TASK INSTRUCTIONS:
Give only the count of lines containing "this".

PROVIDED MATERIAL:
══════════

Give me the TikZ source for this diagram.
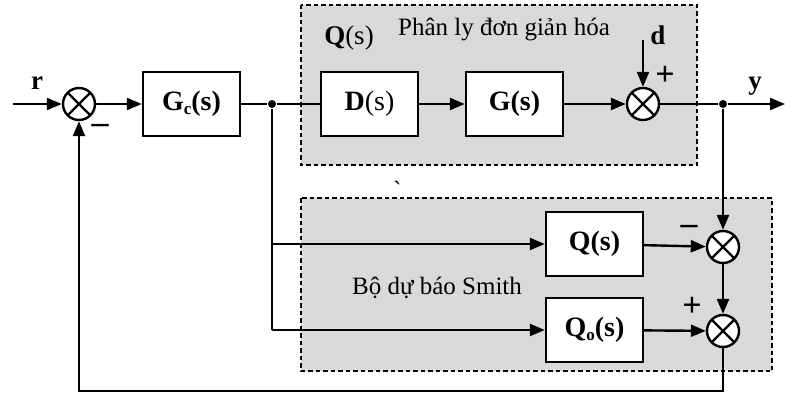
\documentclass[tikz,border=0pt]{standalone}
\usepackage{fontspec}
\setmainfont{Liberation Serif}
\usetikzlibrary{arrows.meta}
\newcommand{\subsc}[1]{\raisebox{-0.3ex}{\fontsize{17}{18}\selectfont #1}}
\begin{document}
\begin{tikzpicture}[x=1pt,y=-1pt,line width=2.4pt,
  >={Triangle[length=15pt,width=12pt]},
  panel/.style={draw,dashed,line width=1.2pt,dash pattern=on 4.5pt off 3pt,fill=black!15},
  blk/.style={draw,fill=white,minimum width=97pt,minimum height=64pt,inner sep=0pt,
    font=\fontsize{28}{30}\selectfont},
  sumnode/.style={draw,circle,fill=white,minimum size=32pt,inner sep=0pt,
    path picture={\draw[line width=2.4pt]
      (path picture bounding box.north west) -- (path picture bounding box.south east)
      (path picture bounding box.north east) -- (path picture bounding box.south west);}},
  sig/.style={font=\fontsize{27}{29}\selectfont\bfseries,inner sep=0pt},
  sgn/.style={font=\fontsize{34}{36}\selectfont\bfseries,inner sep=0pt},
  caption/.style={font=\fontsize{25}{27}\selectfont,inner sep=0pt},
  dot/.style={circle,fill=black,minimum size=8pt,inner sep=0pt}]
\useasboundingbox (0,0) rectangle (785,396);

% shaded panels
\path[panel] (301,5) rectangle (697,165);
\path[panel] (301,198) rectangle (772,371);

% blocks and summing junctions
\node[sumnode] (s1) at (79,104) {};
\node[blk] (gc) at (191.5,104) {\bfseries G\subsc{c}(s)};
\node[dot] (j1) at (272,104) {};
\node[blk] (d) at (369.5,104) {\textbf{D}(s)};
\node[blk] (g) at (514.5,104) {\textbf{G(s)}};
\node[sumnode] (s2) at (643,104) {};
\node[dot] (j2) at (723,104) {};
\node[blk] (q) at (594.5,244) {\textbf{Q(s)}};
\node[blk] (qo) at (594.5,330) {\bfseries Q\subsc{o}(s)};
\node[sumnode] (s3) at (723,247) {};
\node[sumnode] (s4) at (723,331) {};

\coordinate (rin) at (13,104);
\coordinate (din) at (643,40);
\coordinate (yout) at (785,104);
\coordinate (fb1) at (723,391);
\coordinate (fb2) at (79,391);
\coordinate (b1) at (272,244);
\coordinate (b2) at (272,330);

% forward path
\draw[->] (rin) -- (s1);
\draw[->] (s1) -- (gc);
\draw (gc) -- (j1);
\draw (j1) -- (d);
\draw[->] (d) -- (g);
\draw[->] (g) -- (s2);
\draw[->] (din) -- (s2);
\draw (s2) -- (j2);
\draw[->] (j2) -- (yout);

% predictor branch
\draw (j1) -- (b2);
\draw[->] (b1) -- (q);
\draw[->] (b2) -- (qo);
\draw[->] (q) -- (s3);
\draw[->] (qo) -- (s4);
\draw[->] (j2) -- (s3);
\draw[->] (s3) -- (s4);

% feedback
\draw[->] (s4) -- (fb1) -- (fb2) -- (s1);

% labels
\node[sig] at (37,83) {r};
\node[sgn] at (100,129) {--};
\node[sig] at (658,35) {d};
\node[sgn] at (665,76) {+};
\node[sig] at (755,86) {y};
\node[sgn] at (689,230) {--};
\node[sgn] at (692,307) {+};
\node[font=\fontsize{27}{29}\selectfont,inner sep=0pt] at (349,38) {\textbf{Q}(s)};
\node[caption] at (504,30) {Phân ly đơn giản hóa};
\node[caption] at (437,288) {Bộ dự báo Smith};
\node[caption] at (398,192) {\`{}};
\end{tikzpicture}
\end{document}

══════════

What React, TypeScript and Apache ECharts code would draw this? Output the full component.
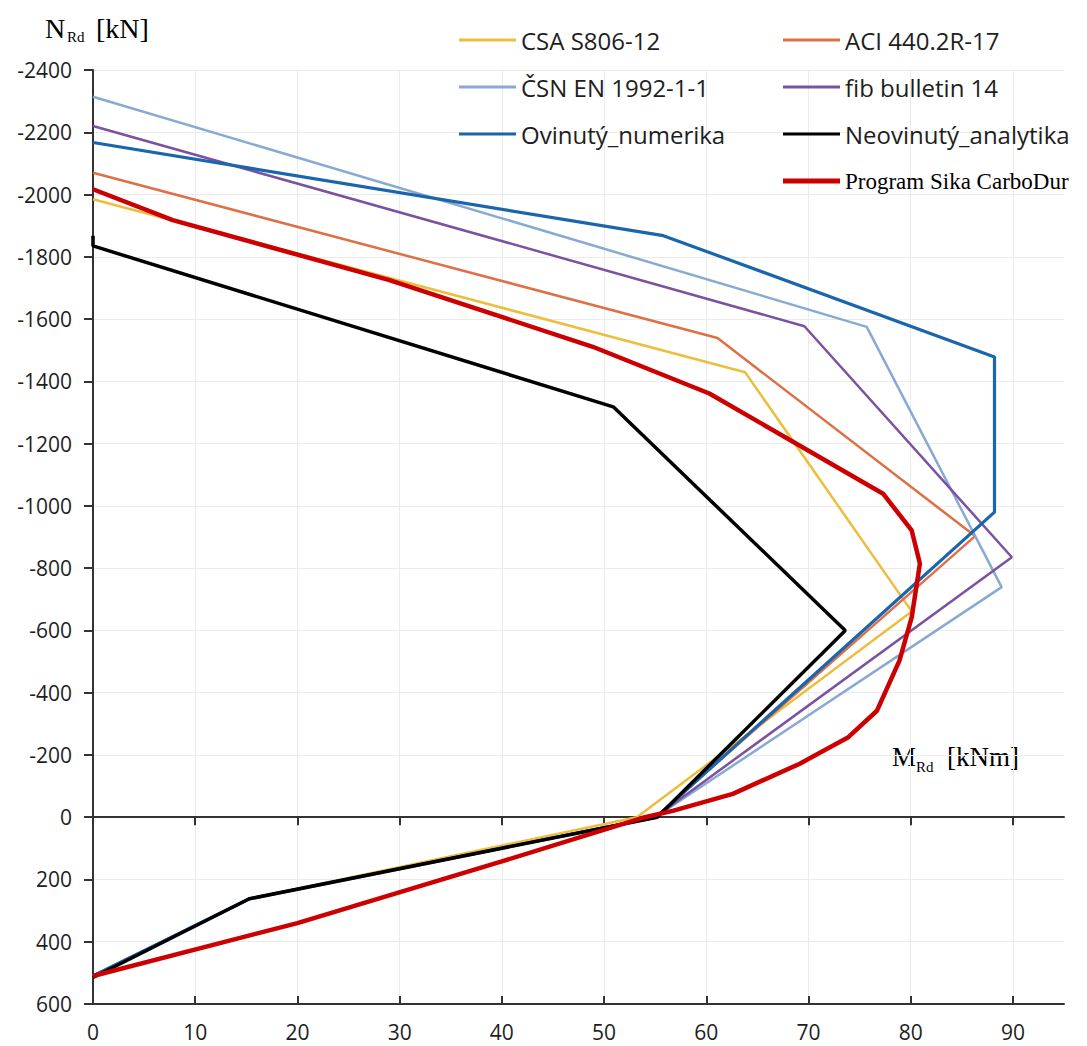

══════════

EXERCISE OUTPUT:
2